▸ Required work
Your task is to locate every line holding the string "this" and to copy each of them.

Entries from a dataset
────────────────────────────────────────
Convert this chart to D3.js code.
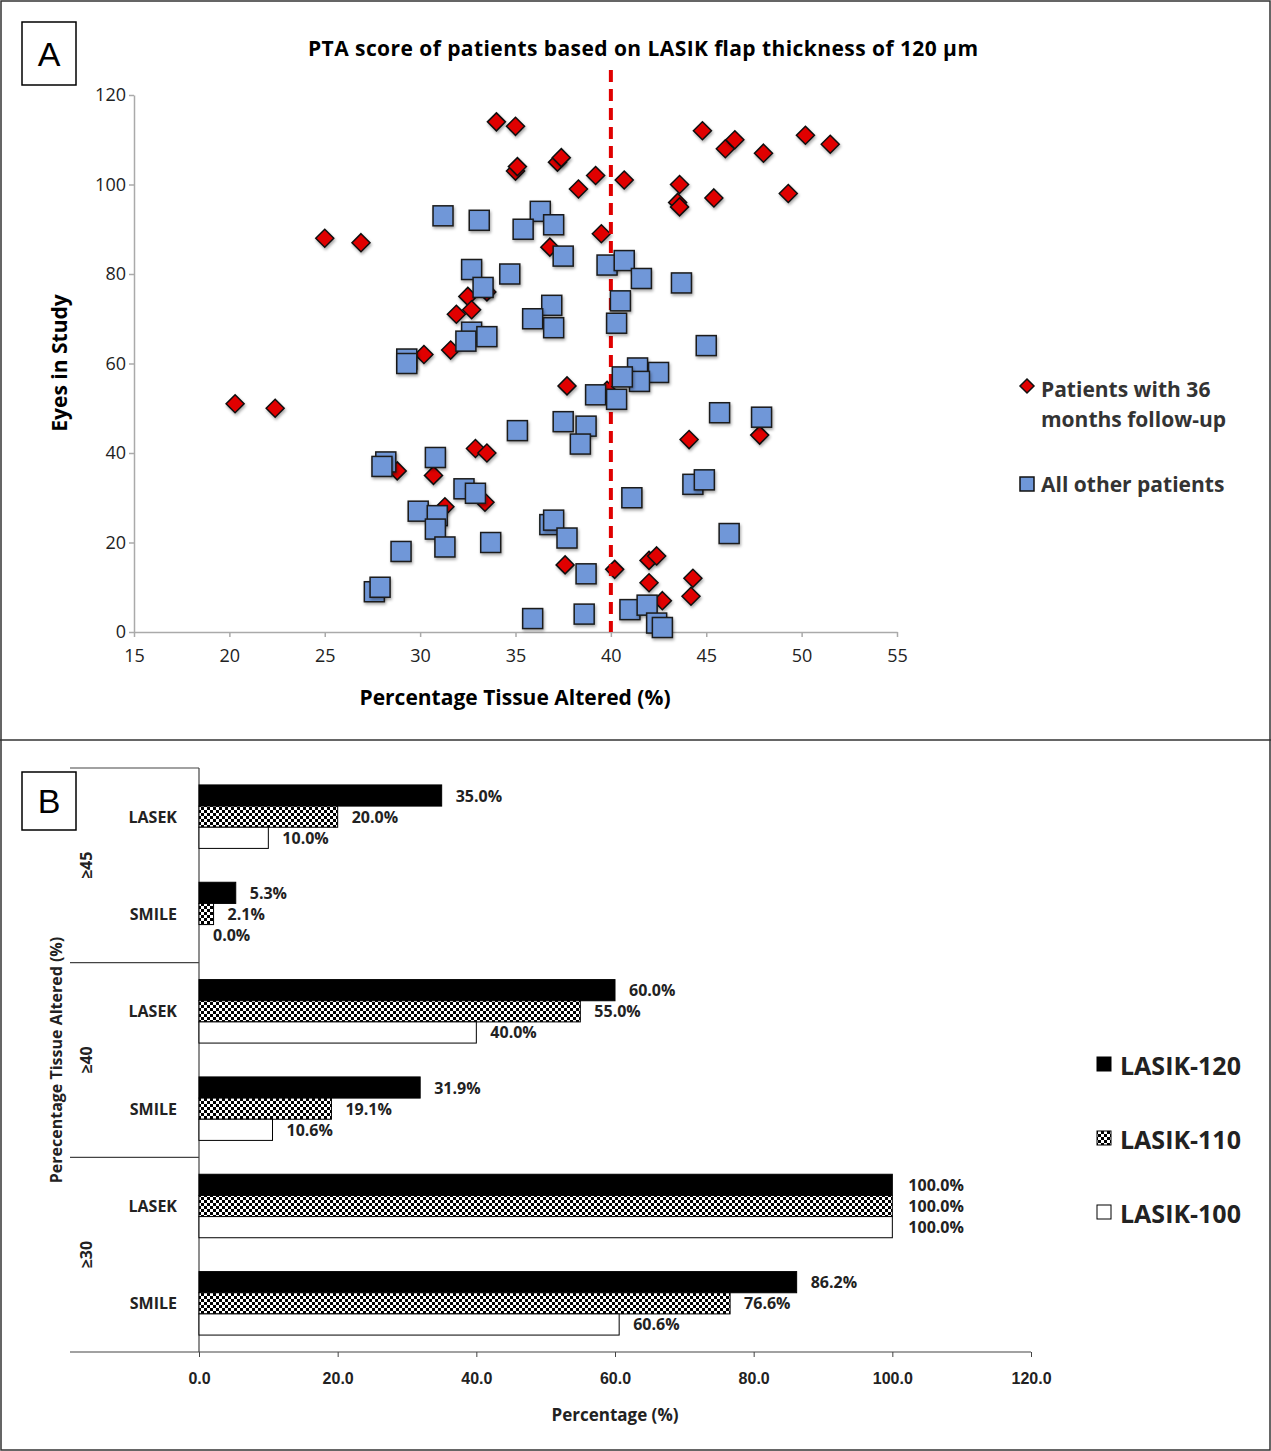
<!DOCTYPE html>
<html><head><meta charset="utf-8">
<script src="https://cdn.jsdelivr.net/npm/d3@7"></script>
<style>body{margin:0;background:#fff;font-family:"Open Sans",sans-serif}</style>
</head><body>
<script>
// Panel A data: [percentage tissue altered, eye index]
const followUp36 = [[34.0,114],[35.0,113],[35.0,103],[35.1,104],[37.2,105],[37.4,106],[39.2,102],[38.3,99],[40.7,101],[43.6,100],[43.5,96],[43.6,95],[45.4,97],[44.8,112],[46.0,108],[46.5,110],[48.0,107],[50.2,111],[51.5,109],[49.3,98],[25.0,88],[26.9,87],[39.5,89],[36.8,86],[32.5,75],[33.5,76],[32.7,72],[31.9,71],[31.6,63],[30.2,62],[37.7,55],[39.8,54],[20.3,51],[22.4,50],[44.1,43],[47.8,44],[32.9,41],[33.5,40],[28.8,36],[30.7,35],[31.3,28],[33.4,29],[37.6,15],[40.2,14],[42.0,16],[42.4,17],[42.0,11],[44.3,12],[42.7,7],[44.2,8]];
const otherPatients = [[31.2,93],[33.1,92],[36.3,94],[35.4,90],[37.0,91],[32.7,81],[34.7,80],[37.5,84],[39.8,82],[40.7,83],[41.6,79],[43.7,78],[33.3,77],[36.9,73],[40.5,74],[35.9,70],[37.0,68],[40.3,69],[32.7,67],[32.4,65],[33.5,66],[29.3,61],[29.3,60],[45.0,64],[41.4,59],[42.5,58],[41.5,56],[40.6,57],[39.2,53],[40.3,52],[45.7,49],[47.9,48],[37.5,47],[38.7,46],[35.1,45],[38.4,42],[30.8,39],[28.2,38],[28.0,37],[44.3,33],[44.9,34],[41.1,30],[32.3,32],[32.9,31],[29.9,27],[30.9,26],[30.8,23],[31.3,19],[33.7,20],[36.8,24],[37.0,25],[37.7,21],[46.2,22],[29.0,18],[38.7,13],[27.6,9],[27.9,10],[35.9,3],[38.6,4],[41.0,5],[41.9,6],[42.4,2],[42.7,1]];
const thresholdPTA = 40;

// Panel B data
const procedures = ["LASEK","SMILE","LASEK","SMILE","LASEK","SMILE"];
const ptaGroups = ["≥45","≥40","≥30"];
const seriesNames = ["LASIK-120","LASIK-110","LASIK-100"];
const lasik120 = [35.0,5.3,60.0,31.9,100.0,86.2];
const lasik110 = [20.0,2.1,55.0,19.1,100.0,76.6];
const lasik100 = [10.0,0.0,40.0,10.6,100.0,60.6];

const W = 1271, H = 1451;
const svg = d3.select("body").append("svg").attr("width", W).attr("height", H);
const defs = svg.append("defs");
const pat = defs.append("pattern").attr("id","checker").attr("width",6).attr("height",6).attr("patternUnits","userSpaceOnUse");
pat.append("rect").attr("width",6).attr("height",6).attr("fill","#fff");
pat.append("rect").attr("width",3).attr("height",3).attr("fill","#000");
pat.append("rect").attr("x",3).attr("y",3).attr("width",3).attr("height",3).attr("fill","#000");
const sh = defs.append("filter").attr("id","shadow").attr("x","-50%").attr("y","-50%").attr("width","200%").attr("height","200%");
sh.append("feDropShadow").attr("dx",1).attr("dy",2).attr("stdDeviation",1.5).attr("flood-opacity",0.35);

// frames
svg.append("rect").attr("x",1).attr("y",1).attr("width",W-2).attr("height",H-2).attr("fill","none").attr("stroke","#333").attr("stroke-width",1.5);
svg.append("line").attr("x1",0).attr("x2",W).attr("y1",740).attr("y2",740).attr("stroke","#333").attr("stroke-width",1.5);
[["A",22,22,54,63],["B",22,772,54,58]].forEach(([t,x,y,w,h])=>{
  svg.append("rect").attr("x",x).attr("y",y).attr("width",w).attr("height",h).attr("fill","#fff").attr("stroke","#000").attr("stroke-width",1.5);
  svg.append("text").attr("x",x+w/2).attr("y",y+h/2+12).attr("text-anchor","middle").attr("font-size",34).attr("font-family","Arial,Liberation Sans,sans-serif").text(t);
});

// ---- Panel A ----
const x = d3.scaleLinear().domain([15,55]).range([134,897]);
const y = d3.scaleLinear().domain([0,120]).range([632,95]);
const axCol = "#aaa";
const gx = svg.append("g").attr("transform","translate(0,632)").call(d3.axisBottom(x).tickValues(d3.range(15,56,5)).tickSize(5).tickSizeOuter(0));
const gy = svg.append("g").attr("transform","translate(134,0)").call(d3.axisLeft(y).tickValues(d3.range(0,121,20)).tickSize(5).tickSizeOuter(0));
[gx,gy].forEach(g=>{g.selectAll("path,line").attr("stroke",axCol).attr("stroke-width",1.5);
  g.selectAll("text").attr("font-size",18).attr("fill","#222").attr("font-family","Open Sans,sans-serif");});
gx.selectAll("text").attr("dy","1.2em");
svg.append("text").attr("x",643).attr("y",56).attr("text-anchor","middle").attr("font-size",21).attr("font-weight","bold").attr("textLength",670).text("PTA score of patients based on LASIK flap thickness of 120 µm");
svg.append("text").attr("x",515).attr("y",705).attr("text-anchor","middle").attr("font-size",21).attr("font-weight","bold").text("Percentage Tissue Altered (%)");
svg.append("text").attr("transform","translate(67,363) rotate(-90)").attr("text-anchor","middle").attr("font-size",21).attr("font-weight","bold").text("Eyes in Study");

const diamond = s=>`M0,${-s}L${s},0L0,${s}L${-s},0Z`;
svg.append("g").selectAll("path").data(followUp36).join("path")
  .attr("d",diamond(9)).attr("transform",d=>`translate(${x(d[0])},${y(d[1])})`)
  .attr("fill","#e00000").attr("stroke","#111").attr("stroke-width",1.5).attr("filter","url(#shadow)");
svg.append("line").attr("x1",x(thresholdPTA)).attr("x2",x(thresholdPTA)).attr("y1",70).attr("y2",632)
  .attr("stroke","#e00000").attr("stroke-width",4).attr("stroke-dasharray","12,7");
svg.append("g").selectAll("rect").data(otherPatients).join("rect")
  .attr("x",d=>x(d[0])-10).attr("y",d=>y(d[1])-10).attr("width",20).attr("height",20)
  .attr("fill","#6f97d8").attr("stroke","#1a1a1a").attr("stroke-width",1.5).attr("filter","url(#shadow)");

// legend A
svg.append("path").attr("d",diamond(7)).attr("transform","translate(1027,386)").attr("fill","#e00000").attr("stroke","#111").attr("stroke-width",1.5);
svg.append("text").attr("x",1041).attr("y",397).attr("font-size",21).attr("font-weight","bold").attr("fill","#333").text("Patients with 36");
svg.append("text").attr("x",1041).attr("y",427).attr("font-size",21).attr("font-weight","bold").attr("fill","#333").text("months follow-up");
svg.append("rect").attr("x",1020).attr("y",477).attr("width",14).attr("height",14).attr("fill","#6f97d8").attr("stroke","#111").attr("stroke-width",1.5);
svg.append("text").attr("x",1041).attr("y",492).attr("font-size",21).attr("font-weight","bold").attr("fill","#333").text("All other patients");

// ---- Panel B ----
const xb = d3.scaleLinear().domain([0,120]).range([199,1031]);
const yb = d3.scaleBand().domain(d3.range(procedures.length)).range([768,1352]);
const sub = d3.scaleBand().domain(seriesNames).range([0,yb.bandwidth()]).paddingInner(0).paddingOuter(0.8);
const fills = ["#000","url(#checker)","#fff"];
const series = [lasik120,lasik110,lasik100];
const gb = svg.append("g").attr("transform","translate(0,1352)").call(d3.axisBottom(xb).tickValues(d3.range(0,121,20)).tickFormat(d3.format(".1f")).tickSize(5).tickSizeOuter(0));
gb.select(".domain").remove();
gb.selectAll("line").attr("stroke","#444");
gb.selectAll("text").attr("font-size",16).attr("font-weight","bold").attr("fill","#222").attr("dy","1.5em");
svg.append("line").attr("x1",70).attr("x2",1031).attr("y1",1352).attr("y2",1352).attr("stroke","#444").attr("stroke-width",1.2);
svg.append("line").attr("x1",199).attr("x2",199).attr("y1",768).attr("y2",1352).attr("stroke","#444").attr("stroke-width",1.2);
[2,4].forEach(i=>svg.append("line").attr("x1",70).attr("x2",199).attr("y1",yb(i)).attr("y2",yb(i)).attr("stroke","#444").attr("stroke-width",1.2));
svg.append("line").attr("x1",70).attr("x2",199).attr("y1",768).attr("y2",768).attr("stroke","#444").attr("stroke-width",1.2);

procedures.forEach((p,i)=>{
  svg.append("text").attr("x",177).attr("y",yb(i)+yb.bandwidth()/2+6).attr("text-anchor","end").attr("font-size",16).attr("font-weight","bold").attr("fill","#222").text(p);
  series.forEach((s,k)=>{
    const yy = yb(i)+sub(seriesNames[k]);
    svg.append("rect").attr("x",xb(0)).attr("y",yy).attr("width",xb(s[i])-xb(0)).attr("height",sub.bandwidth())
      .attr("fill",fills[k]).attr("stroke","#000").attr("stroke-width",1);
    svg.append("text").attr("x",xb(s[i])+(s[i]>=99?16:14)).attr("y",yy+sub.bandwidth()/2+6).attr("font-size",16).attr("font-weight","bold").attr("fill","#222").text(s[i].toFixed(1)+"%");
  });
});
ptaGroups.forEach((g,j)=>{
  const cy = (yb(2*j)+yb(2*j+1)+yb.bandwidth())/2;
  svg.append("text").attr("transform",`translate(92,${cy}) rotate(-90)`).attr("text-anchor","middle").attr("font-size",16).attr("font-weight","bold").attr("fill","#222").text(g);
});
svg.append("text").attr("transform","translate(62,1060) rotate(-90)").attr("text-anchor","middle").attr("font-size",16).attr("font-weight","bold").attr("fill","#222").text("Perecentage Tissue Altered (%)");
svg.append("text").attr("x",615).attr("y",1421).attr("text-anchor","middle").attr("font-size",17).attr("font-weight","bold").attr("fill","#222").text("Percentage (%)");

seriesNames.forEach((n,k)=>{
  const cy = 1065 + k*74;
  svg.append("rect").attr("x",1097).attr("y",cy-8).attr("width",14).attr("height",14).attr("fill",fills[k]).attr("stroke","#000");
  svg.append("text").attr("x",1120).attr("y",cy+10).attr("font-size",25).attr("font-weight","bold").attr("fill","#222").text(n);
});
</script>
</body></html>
────────────────────────────────────────
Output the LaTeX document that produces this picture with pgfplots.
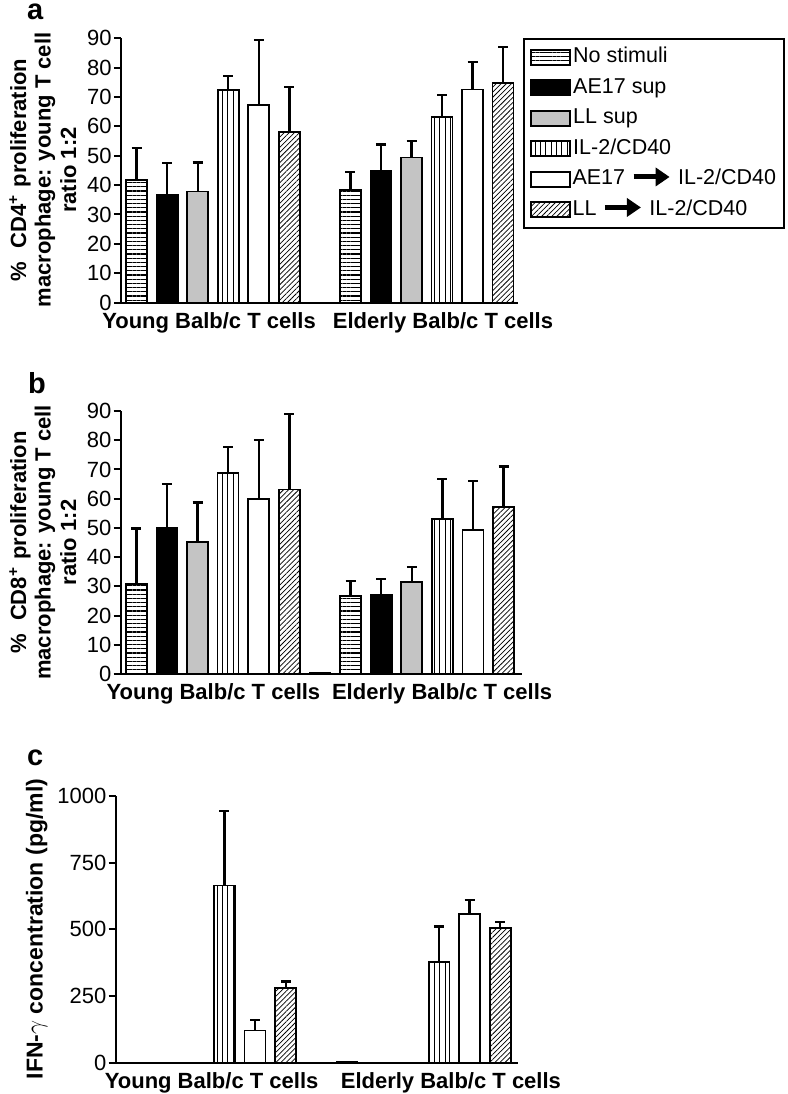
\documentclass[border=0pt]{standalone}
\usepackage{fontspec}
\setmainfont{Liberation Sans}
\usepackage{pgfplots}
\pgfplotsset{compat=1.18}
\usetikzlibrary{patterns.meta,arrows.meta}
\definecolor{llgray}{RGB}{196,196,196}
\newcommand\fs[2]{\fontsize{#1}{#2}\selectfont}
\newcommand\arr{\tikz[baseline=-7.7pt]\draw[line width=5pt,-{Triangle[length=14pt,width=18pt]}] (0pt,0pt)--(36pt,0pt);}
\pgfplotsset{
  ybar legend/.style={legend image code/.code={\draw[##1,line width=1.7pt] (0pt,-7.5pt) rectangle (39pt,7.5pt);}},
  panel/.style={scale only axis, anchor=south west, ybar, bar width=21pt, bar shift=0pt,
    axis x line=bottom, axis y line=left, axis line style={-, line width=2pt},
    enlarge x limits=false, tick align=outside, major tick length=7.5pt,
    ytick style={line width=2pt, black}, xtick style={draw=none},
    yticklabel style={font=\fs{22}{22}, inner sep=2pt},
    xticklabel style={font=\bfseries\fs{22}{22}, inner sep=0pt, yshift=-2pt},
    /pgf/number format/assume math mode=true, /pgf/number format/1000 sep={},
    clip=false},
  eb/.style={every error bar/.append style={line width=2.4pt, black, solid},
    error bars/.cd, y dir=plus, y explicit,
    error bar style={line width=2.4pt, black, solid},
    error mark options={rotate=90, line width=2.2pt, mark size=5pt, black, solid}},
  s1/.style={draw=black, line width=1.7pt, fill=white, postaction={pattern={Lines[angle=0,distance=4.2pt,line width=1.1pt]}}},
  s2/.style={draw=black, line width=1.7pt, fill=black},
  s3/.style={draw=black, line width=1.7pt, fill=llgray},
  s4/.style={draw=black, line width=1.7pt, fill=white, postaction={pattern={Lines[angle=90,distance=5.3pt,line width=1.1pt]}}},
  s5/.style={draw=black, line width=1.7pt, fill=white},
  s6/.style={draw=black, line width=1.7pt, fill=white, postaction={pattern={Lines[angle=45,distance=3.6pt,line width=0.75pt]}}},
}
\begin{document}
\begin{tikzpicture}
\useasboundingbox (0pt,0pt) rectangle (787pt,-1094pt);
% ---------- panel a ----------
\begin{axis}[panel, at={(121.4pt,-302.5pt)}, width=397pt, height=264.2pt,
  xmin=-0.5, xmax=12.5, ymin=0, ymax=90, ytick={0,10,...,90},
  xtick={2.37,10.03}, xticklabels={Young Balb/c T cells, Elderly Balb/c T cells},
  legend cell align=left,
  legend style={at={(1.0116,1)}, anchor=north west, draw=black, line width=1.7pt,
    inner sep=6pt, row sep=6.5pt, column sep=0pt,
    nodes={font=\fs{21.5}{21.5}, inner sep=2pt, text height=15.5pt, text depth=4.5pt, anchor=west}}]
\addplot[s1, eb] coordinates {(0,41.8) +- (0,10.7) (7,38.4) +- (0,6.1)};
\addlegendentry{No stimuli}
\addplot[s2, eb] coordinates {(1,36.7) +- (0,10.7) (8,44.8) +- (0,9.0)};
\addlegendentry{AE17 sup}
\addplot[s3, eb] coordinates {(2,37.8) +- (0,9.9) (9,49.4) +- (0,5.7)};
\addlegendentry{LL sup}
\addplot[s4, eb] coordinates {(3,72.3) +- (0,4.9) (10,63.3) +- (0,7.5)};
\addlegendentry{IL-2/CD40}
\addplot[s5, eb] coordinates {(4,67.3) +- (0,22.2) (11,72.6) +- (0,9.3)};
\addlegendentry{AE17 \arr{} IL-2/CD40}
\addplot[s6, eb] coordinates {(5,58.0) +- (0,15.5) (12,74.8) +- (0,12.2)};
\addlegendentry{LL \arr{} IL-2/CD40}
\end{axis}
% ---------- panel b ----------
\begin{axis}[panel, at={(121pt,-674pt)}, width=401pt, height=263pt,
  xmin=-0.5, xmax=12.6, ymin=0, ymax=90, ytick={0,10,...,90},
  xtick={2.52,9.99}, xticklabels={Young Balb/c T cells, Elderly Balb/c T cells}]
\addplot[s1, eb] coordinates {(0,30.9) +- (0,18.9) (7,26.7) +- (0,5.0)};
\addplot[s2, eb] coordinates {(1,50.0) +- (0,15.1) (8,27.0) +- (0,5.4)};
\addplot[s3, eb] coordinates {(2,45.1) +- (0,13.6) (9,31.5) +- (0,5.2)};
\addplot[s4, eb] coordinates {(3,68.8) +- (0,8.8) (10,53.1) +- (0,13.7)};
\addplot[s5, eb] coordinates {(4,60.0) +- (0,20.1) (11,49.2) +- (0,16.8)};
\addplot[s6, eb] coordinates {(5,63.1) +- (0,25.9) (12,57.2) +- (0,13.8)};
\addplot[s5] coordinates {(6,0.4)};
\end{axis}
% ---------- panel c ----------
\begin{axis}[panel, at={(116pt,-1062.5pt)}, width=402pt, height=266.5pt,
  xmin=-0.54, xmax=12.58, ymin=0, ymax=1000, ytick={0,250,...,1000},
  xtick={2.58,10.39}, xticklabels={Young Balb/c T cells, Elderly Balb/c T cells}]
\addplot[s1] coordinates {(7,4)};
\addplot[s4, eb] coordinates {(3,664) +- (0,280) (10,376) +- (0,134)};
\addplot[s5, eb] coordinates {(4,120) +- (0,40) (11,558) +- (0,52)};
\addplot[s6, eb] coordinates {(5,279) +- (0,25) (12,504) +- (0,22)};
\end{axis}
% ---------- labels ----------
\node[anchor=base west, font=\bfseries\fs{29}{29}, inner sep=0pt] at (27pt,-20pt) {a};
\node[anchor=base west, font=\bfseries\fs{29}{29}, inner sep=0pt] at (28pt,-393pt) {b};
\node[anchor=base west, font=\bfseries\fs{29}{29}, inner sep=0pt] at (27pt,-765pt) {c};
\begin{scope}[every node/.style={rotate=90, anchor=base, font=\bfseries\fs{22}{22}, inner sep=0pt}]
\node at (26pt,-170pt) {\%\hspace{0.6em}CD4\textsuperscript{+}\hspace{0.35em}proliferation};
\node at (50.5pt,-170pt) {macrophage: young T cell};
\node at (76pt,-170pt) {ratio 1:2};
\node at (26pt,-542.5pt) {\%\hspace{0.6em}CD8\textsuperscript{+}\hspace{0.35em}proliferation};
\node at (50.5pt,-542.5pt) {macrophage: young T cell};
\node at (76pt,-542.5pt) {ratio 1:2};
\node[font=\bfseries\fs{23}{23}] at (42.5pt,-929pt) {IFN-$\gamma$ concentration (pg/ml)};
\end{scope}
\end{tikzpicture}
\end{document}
────────────────────────────────────────
▸ Complete output
Convert this chart to D3.js code.
Output the LaTeX document that produces this picture with pgfplots.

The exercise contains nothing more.